Elevado a los altares de la provocación desde sus primeros e inimitables trabajos (Polyester, Pink Flamingos), el director John Waters no ha dejado desde entonces hasta ahora de hacer lo que a él mas le gusta –carcajearse ferozmente de las costumbres y estereotipos propios del norteamericano medio- y como a él le gusta, en ocasiones con mas acierto que en otras pero siempre fiel a si mismo. Y este film que nos ocupa, su última gamberrada por el momento, no es ninguna excepción.
Partiendo de esa doble moral que caracteriza al país de las barras y estrellas en lo referido al tema de la sexualidad y del conservadurismo imperante entre la mayoría de la población Waters plantea un retrato de la típica familia norte-americana media en la típica ciudad norteamericana media (Baltimore, esce-nario de todos sus films y convertido en un personaje más de sus películas) aparentemente normal en la superficie que rápidamente va enrareciéndose para poner al descubierto el enfrentamiento entre una oleada de adictos al sexo de toda clase y condición, cuya adicción es fruto de un golpe en la cabeza, y la población mas rancia y conservadora del lugar que reivindica para sícon orgullo la etiqueta de sosos.
A partir de ahí el desmadre avanza a toda máquina, arrojando dardos en todas direcciones y sin dejar nada impoluto en una muestra de vandalismo descarado similar a la de las pintadas en la puerta de un baño público.
Ese vandalismo está presente también en la forma en que el realizador de Cry-Baby visualiza el relato rompiendo ese estilo sencillo y costumbrista con repentinos toques de escatología pura y dura, no tan literal como sus inicios (la mítica escena de Divine comiéndose un excremento) pero igual de corrosiva, llenando el metraje de insertos de películas clásicas con imágenes provo-cadoras para mostrar la caída en la adicción sexual o de rótulos ofensivos para describir el estado de ánimo de los personajes. La misma irreverencia que le lleva a realizar un paralelismo entre los líderes de los adictos sexuales y el nuevo testamento buscando no la salvación del hombre, sino el acto sexual inédito que les lleve al orgasmo definitivo y a plantear el clímax del film, con los sexoadictos tomando las calles, de una manera que recuerda a La Invasión de los Ultracuerpos o a alguna de las epopeyas zombi de George A. Romero mas que a una comedia.

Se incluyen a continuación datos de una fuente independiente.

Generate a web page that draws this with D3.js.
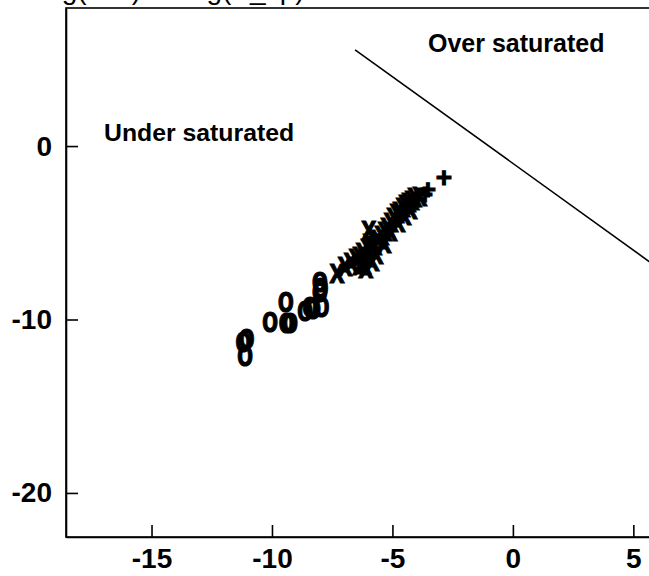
<!DOCTYPE html>
<html>
<head>
<meta charset="utf-8">
<script src="https://cdn.jsdelivr.net/npm/d3@7"></script>
<style>
  body { margin: 0; background: #fff; }
  text { font-family: "Liberation Sans", Arial, Helvetica, sans-serif; font-weight: bold; }
</style>
</head>
<body>
<div id="chart"></div>
<script>
/* data */
var circlePts = [
  [-11.19, -11.29], [-11.05, -11.10], [-11.12, -12.12], [-10.08, -10.14],
  [-9.42, -9.02], [-9.39, -10.20], [-9.25, -10.23], [-8.63, -9.50],
  [-8.42, -9.27], [-8.29, -9.37], [-7.94, -9.27], [-8.01, -7.83],
  [-7.98, -8.21], [-8.01, -8.41]
];
var crossPts = [
  [-7.30, -7.33], [-6.97, -6.98], [-6.72, -6.75], [-6.51, -6.52], [-6.35, -6.35],
  [-6.22, -6.12], [-6.10, -6.46], [-6.18, -6.81], [-6.10, -7.04], [-6.35, -6.92],
  [-6.02, -5.89], [-5.93, -5.60], [-5.98, -4.85], [-5.85, -6.00], [-5.73, -5.77],
  [-5.60, -5.42], [-5.44, -5.19], [-5.31, -4.96], [-5.19, -4.73], [-5.06, -4.39],
  [-5.10, -4.96], [-4.94, -4.15], [-4.81, -3.92], [-4.69, -3.81], [-4.56, -3.58],
  [-4.44, -3.40], [-4.32, -3.29], [-4.19, -3.12], [-4.07, -3.00], [-3.86, -2.89],
  [-4.27, -3.69], [-4.52, -4.04], [-4.77, -4.39], [-5.35, -5.65], [-5.68, -6.29],
  [-5.85, -6.69]
];
var plusPts = [
  [-2.86, -1.85], [-3.65, -2.83], [-3.94, -3.12], [-3.53, -2.54]
];
var satLine = [[-6.55, 5.55], [9, -10]];
var xTicks = [-15, -10, -5, 0, 5];
var yTicks = [0, -10, -20];
var titleText = "log(IAP) vs log(K_sp)";

var W = 649, H = 576;
var margin = { top: 8, left: 66, bottom: 39 };

var svg = d3.select("#chart")
            .append("svg")
            .attr("width", W)
            .attr("height", H);

var x = d3.scaleLinear().domain([-18.55, 5.65]).range([margin.left, W]);
var y = d3.scaleLinear().domain([-22.54, 7.96]).range([H - margin.bottom, margin.top]);

// title, mostly above the window
svg.append("text")
   .attr("x", 40)
   .attr("y", -1)
   .style("font-size", "28px")
   .style("font-weight", "normal")
   .text(titleText);

// frame (right side falls outside the window)
svg.append("rect")
   .attr("x", margin.left)
   .attr("y", margin.top)
   .attr("width", 800)
   .attr("height", y.range()[0] - margin.top)
   .style("fill", "none")
   .style("stroke", "#000")
   .style("stroke-width", 1.6);

var plain = function (d) { return String(d); };  // hyphen minus, as in the picture
var xAxis = svg.append("g")
   .attr("transform", "translate(0," + y.range()[0] + ")")
   .call(d3.axisBottom(x).tickValues(xTicks).tickFormat(plain)
           .tickSizeInner(-12).tickSizeOuter(0).tickPadding(11));
var yAxis = svg.append("g")
   .attr("transform", "translate(" + margin.left + ",0)")
   .call(d3.axisLeft(y).tickValues(yTicks).tickFormat(plain)
           .tickSizeInner(-12).tickSizeOuter(0).tickPadding(14));

[xAxis, yAxis].forEach(function (a) {
  a.select(".domain").style("stroke-width", 1.6);
  a.selectAll(".tick line").style("stroke-width", 1.6);
  a.selectAll(".tick text")
   .style("font-size", "28px")
   .style("font-family", '"Liberation Sans", Arial, sans-serif')
   .style("font-weight", "bold")
   .style("fill", "#000");
});

// saturation line
svg.append("line")
   .attr("x1", x(satLine[0][0])).attr("y1", y(satLine[0][1]))
   .attr("x2", x(satLine[1][0])).attr("y2", y(satLine[1][1]))
   .style("stroke", "#000")
   .style("stroke-width", 1.6);

svg.append("text").attr("x", 104).attr("y", 141).style("font-size", "24.8px").text("Under saturated");
svg.append("text").attr("x", 428).attr("y", 52).style("font-size", "25px").text("Over saturated");

/* markers are drawn as glyphs */
function glyphs(pts, ch, size, dy, sx, sy) {
  svg.append("g").selectAll()
     .data(pts)
     .enter()
     .append("text")
     .attr("transform", function (d) {
       return "translate(" + x(d[0]) + "," + y(d[1]) + ") scale(" + sx + "," + sy + ")";
     })
     .attr("text-anchor", "middle")
     .attr("dy", dy)
     .style("font-size", size + "px")
     .style("stroke", "#000")
     .style("stroke-width", 1)
     .text(ch);
}
glyphs(circlePts, "o", 34, "0.27em", 0.78, 1.08);
glyphs(crossPts, "x", 32, "0.27em", 0.85, 1.08);
glyphs(plusPts, "+", 28, "0.33em", 1, 1);
</script>
</body>
</html>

Mención aparte merecen los personajes, encarnados en toda su estrafalaria plenitud, por intérpretes tan solventes como Tracey Ullman en el papel de Sylvia, quien tras el consiguiente golpe en la cabeza pasa de convertirse en un ama de casa responsable a un putón verbenero en un tiempo récord. Selma Blair como su hija Caprice, alias Ursula Mamas, bailarina de pechos exageradamente hiperdesarrollados que haría las delicias del ya fallecido Russ Meyer, Johnny Knoxville, alma del infame “Jackass”, como Ray-Ray, mecánico con vocación de mesias sexual o Chris Isaak como el marido calzonazos. Eso solo por citar a los principales de un reparto que incluye a un bedel al que le excita lamer la suciedad o el policía al que le pone disfrazarse de recién nacido, sin olvidar el descacharrante cameo sorpresa de David Hasselhoff.
Trufada de escenas para el recuerdo, como aquella que envuelve a Sylvia bailando y a una botella, o la paródica reunión del grupo de autoayuda para adictos al sexo basada en el método de los doce pasos, “Los Sexoadictos” resulta una estimulante gamberrada en forma de crítica social pasada por el tamiz de un exquisito sentido del mal gusto que vuelve a demostrar que Waters sigue siendo un cineasta irrepetible en su estilo -Todd Solondz seria quizás el único capaz de comparársele- al que seguir con interés. Y que dure.